Not all Christian pro-life Democrats are opposed to Hillary Clinton however. Pastor Tony Campolo, a former spiritual advisor to Bill Clinton, wrote on Red Letter Christians that she will do much to reduce abortion because of the economic factors, and not legislative measures, that drive up termination rates.
"Some of my evangelical friends raise questions about her views on abortion," he said. "But Clinton is one of the few candidates on the political stage who has a plan for cutting the abortion rate in America by at least 50 percent. She points out that 72 percent of the women who have abortions do so for economic reasons, not because they want to terminate the life of the unborn. When single, economically strapped women, who are working a minimum wage job become pregnant, they have to ask themselves if they have the means to support themselves and assume the additional responsibility of supporting a newborn...(Clinton) is committed to addressing each of these problems, and thus diminishing the urgency that drives so many oppressed women into having abortions.
"As a pro-life Democrat, I am encouraged by the possibility that Hillary could be our next president. Abortions will not be ended through legislation. We must find ways to keep women who want to give birth from being driven by economic forces into curtailing their pregnancies."
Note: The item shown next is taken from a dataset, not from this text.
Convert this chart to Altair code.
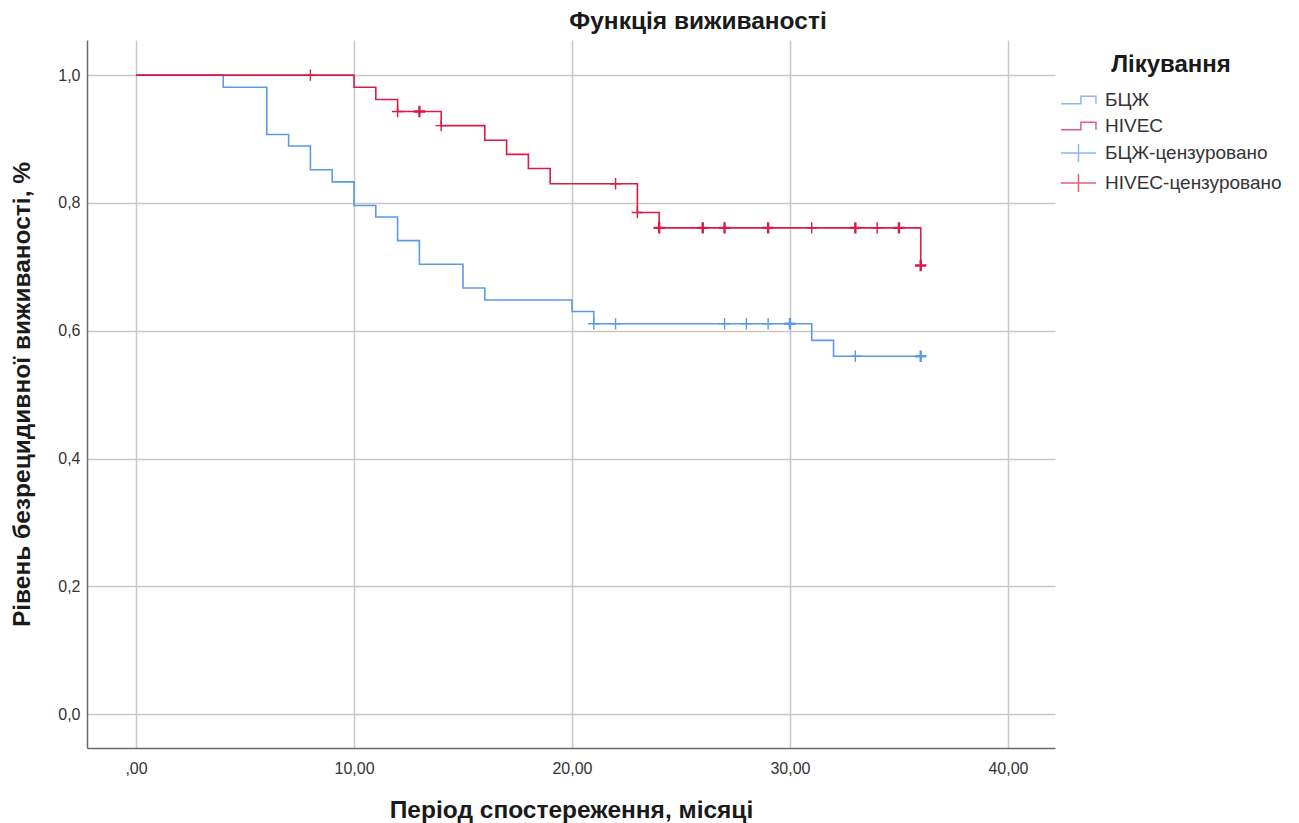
import altair as alt
import pandas as pd

# Kaplan-Meier step estimates (time in months, survival fraction)
bcg_times = [0, 4, 6, 7, 8, 9, 10, 11, 12, 13, 15, 16, 20, 21, 31, 32, 36]
bcg_surv = [1.0, 0.981, 0.907, 0.889, 0.852, 0.833, 0.796, 0.778, 0.741,
            0.704, 0.667, 0.648, 0.630, 0.611, 0.585, 0.560, 0.560]

hivec_times = [0, 10, 11, 12, 14, 16, 17, 18, 19, 23, 24, 36]
hivec_surv = [1.0, 0.981, 0.962, 0.943, 0.921, 0.898, 0.876, 0.854,
              0.830, 0.785, 0.761, 0.702]

# Censored observations: time and number of patients censored at it
bcg_cens_times = [21, 22, 27, 28, 29, 30, 33, 36]
bcg_cens_counts = [1, 1, 1, 1, 1, 2, 1, 2]
hivec_cens_times = [8, 12, 13, 14, 22, 23, 24, 26, 27, 29, 31, 33, 34, 35, 36]
hivec_cens_counts = [1, 1, 2, 1, 1, 1, 2, 2, 2, 2, 1, 2, 1, 2, 2]

series_names = ["БЦЖ", "HIVEC", "БЦЖ-цензуровано", "HIVEC-цензуровано"]
series_colors = ["#5b9be6", "#d81b48", "#5b9be6", "#d81b48"]

x_ticks = [0, 10, 20, 30, 40]
y_ticks = [0.0, 0.2, 0.4, 0.6, 0.8, 1.0]


def survival_at(t, times, surv):
    value = surv[0]
    for ti, si in zip(times, surv):
        if ti <= t:
            value = si
    return value


steps = pd.concat([
    pd.DataFrame({"t": bcg_times, "s": bcg_surv, "series": "БЦЖ", "order": range(len(bcg_times))}),
    pd.DataFrame({"t": hivec_times, "s": hivec_surv, "series": "HIVEC", "order": range(len(hivec_times))}),
])

cens = pd.concat([
    pd.DataFrame({
        "t": bcg_cens_times,
        "s": [survival_at(t, bcg_times, bcg_surv) for t in bcg_cens_times],
        "n": bcg_cens_counts,
        "series": "БЦЖ-цензуровано",
    }),
    pd.DataFrame({
        "t": hivec_cens_times,
        "s": [survival_at(t, hivec_times, hivec_surv) for t in hivec_cens_times],
        "n": hivec_cens_counts,
        "series": "HIVEC-цензуровано",
    }),
])

x_scale = alt.Scale(domain=[-2.25, 42.16], nice=False, zero=False)
y_scale = alt.Scale(domain=[-0.053, 1.055], nice=False, zero=False)
color_scale = alt.Scale(domain=series_names, range=series_colors)

# legend glyphs: a small step for the curves, a wide cross for censoring
step_icon = "M-1,0.35L0.81,0.35L0.81,-0.35L2.18,-0.35L2.18,0.35"
cross_icon = "M-1,0L2.18,0M0.59,-0.82L0.59,0.82"
shape_scale = alt.Scale(domain=series_names,
                        range=[step_icon, step_icon, cross_icon, cross_icon])

legend = alt.Legend(
    title="Лікування",
    orient="none",
    legendX=973,
    legendY=13,
    titleFontSize=24,
    titleFontWeight="bold",
    titleColor="#1a1a1a",
    titleAnchor="middle",
    titlePadding=11,
    labelFontSize=19,
    labelColor="#333333",
    labelOffset=21,
    labelLimit=400,
    rowPadding=4,
    symbolSize=484,
    symbolStrokeWidth=1.5,
    symbolFillColor="transparent",
)

x_axis = alt.Axis(
    values=x_ticks,
    labelExpr="datum.value == 0 ? ',00' : replace(format(datum.value, '.2f'), '.', ',')",
    title="Період спостереження, місяці",
    titleFontSize=24.5,
    titleFontWeight="bold",
    titleColor="#1a1a1a",
    titleY=62,
    titleBaseline="middle",
    labelFontSize=16,
    labelColor="#333333",
    labelPadding=12,
    ticks=False,
    grid=True,
)

y_axis = alt.Axis(
    values=y_ticks,
    labelExpr="replace(format(datum.value, '.1f'), '.', ',')",
    title="Рівень безрецидивної виживаності, %",
    titleFontSize=24.5,
    titleFontWeight="bold",
    titleColor="#1a1a1a",
    titleX=-65,
    titleY=354,
    titleBaseline="middle",
    labelFontSize=16,
    labelColor="#333333",
    labelPadding=7,
    ticks=False,
    grid=True,
)

lines = alt.Chart(steps).mark_line(interpolate="step-after", strokeWidth=1.6).encode(
    x=alt.X("t:Q", scale=x_scale, axis=x_axis),
    y=alt.Y("s:Q", scale=y_scale, axis=y_axis),
    color=alt.Color("series:N", scale=color_scale, legend=legend),
    order="order:Q",
)

marks = alt.Chart(cens).mark_point(
    shape="M-1,0L1,0M0,-1L0,1", size=130, filled=False, opacity=1
).encode(
    x=alt.X("t:Q", scale=x_scale),
    y=alt.Y("s:Q", scale=y_scale),
    color=alt.Color("series:N", scale=color_scale, legend=legend),
    strokeWidth=alt.condition("datum.n > 1", alt.value(2.4), alt.value(1.4)),
)

# empty layer that carries the legend glyphs
key = alt.Chart(cens).transform_filter("false").mark_point(filled=False).encode(
    x=alt.X("t:Q", scale=x_scale),
    y=alt.Y("s:Q", scale=y_scale),
    color=alt.Color("series:N", scale=color_scale, legend=legend),
    shape=alt.Shape("series:N", scale=shape_scale, legend=legend),
)

chart = alt.layer(key, lines, marks).properties(
    width=968,
    height=708,
    autosize=alt.AutoSizeParams(type="none"),
    padding={"left": 87, "top": 40, "right": 244, "bottom": 75},
    title=alt.TitleParams(
        "Функція виживаності",
        fontSize=24.5,
        fontWeight="bold",
        color="#1a1a1a",
        anchor="middle",
        dx=127,
        offset=6,
    ),
).configure(
    font="Liberation Sans",
).configure_view(
    stroke=None,
).configure_axis(
    gridColor="#c8c8c8",
    gridWidth=1.5,
    domainColor="#6b6b6b",
    domainWidth=1.5,
)

chart.save("out.html", embed_options={"renderer": "svg", "actions": False})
But Clinton must know that she has work to do in winning over pro-life voters, including Democrats. This may help explain her appointment of a Catholic running mate, Tim Kaine, who has said of abortion: "I have a faith-based opposition. I will work in good faith to reduce abortions." Kaine, who has said adoption is the best course with an unwanted pregnancy, is on the conservative end of his party's spectrum when it comes to social issues.
As the Washington Post has observed, Kaine "promoted abstinence-only sex education (and later slashed funding to the programme, citing research that found it wasn't effective). He authorised the sale of "Choose Life" license plates to fund religious counseling clinics that discouraged abortion. He backed Virginia's "informed consent" law, which requires women seeking the procedure to undergo medically unnecessary ultrasounds. In short, he was conservative on reproductive issues, by his party's standards."
Whether Kaine's presence on the party leadership's scene will do enough to win back lost pro-life Democrats by November, however, remains an open question.